Une altérité revalorisée

Plumwood établit un lien entre la rationalité masculine, à l'origine de l'exploitation systématique de la nature, et la logique classique qui réduit l'altérité à la négation (la nature comme la femme apparaissant comme les grands « Autres » du référent humain et masculin). Ainsi, les dualismes de la culture occidentale ne sont pas des catégories abstraites flottant dans le ciel des Idées : elles sont étroitement associées à des rapports de domination qui légitiment des formes d’exploitation et d’accumulation parce qu’elles conditionnent notre manière de percevoir l’autre.
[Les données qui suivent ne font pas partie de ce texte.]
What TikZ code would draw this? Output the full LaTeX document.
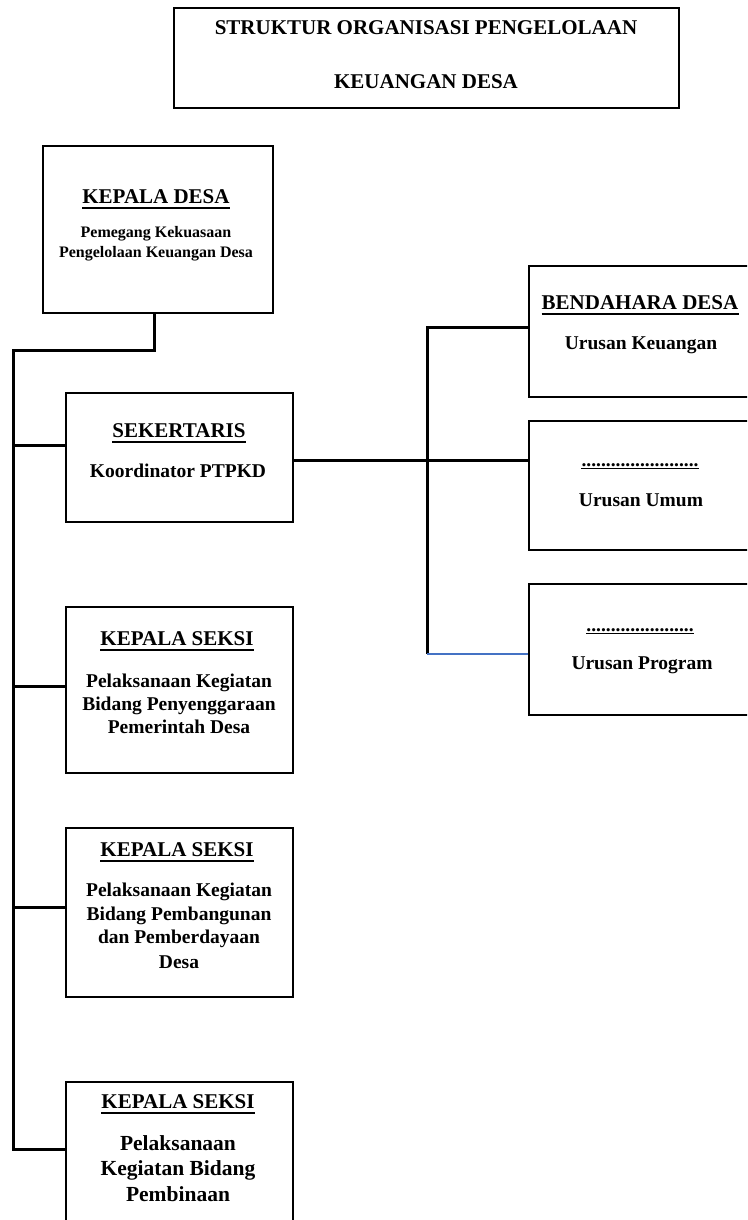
\documentclass[tikz,border=0pt]{standalone}
\usepackage{fontspec}
\setmainfont{Liberation Serif}
\definecolor{lineblue}{RGB}{68,114,196}
\tikzset{
  box/.style={draw=black, line width=1.6pt, inner sep=0pt, fill=white},
  conn/.style={draw=black, line width=3pt},
  thinblue/.style={draw=lineblue, line width=1.5pt},
  hd/.style={font=\fontsize{21}{24}\selectfont\bfseries, inner sep=0pt, anchor=base},
  tx/.style={font=\fontsize{19.5}{23}\selectfont\bfseries, inner sep=0pt, anchor=base},
  sm/.style={font=\fontsize{16}{20}\selectfont\bfseries, inner sep=0pt, anchor=base},
  bg/.style={font=\fontsize{21.5}{25}\selectfont\bfseries, inner sep=0pt, anchor=base},
  uline/.style={draw=black, line width=2.2pt}
}
\begin{document}
\begin{tikzpicture}[x=1pt,y=-1pt]
\useasboundingbox (0,0) rectangle (747,1220);
\clip (0,0) rectangle (747,1220);
\fill[white] (0,0) rectangle (747,1220);

% boxes
\node[box, minimum width=505, minimum height=100] (title) at (426.5,58) {};
\node[box, minimum width=230, minimum height=167] (kd) at (158,229.5) {};
\node[box, minimum width=227, minimum height=129] (sek) at (179.5,457.5) {};
\node[box, minimum width=227, minimum height=166] (ks1) at (179.5,690) {};
\node[box, minimum width=227, minimum height=169] (ks2) at (179.5,912.5) {};
\node[box, minimum width=227, minimum height=158] (ks3) at (179.5,1161) {};
\node[box, minimum width=224, minimum height=131] (bd) at (641,331.5) {};
\node[box, minimum width=224, minimum height=129] (uu) at (641,485.5) {};
\node[box, minimum width=224, minimum height=131] (up) at (641,649.5) {};

% connectors left
\coordinate (L1) at (13,350);
\coordinate (L2) at (13,1149);
\draw[conn] ([xshift=-4pt]kd.south) |- (L1) -- (L2) -- ([yshift=12pt]ks3.west);
\draw[conn] ([yshift=12.5pt]sek.west) -- ([yshift=12.5pt]sek.west -| L1);
\draw[conn] ([yshift=4pt]ks1.west) -- ([yshift=4pt]ks1.west -| L1);
\draw[conn] ([yshift=5.5pt]ks2.west) -- ([yshift=5.5pt]ks2.west -| L1);

% connectors right
\coordinate (R2) at (427,654);
\draw[conn] ([yshift=-2.5pt]sek.east) -- ([yshift=25.5pt]uu.west);
\draw[conn] ([yshift=4.5pt]bd.west) -| (R2);
\draw[thinblue] (R2) -- ([yshift=-4.5pt]up.west);

% title
\node[hd] (t1) at (426,35) {STRUKTUR ORGANISASI PENGELOLAAN};
\node[hd] (t2) at (426,89) {KEUANGAN DESA};

% kepala desa
\node[hd] (kdh) at (156,203) {KEPALA DESA};
\draw[uline] ([yshift=-5pt]kdh.base west) -- ([yshift=-5pt]kdh.base east);
\node[sm] (kd1) at (156,237) {Pemegang Kekuasaan};
\node[sm] (kd2) at (156,257) {Pengelolaan Keuangan Desa};

% sekertaris
\node[hd] (sekh) at (179,437) {SEKERTARIS};
\draw[uline] ([yshift=-5pt]sekh.base west) -- ([yshift=-5pt]sekh.base east);
\node[tx] (sek1) at (178,477) {Koordinator PTPKD};

% bendahara
\node[hd] (bdh) at (640,309) {BENDAHARA DESA};
\draw[uline] ([yshift=-5pt]bdh.base west) -- ([yshift=-5pt]bdh.base east);
\node[tx] (bd1) at (641,349) {Urusan Keuangan};

% urusan umum
\node[tx] (uuh) at (640,466) {........................};
\draw[draw=black, line width=1.6pt] ([yshift=-2.5pt]uuh.base west) -- ([yshift=-2.5pt]uuh.base east);
\node[tx] (uu1) at (641,506) {Urusan Umum};

% urusan program
\node[tx] (uph) at (640,631) {......................};
\draw[draw=black, line width=1.6pt] ([yshift=-2.5pt]uph.base west) -- ([yshift=-2.5pt]uph.base east);
\node[tx] (up1) at (642,669) {Urusan Program};

% kepala seksi 1
\node[hd] (k1h) at (177,645) {KEPALA SEKSI};
\draw[uline] ([yshift=-5pt]k1h.base west) -- ([yshift=-5pt]k1h.base east);
\node[tx] (k1a) at (179,687) {Pelaksanaan Kegiatan};
\node[tx] (k1b) at (179,710) {Bidang Penyenggaraan};
\node[tx] (k1c) at (179,733) {Pemerintah Desa};

% kepala seksi 2
\node[hd] (k2h) at (177,856) {KEPALA SEKSI};
\draw[uline] ([yshift=-5pt]k2h.base west) -- ([yshift=-5pt]k2h.base east);
\node[tx] (k2a) at (179,896) {Pelaksanaan Kegiatan};
\node[tx] (k2b) at (179,920) {Bidang Pembangunan};
\node[tx] (k2c) at (179,943) {dan Pemberdayaan};
\node[tx] (k2d) at (179,968) {Desa};

% kepala seksi 3
\node[hd] (k3h) at (178,1108) {KEPALA SEKSI};
\draw[uline] ([yshift=-5pt]k3h.base west) -- ([yshift=-5pt]k3h.base east);
\node[bg] (k3a) at (178,1150) {Pelaksanaan};
\node[bg] (k3b) at (178,1175) {Kegiatan Bidang};
\node[bg] (k3c) at (178,1201) {Pembinaan};
\end{tikzpicture}
\end{document}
En s’attaquant à ces dualismes, Le féminisme et la maîtrise de la nature nous invite à repenser radicalement les relations de pouvoir entre hommes et femmes et à construire une éthique non-anthropocentrique, qui délivre la nature de sa valeur instrumentale (un moyen au service de fins humaines). Plus largement, Plumwood ouvre la voie à une réflexion profonde sur la manière dont la logique de la domination est à la fois façonnée par le dominant et réappropriée (mais éventuellement subvertie) par le dominé, puisque l’objectif de l’écoféminisme consiste finalement à repenser la raison en des termes étrangers à ceux qui l’ont conçue. La lecture de cet ouvrage constitue, à cet égard, un exercice salutaire.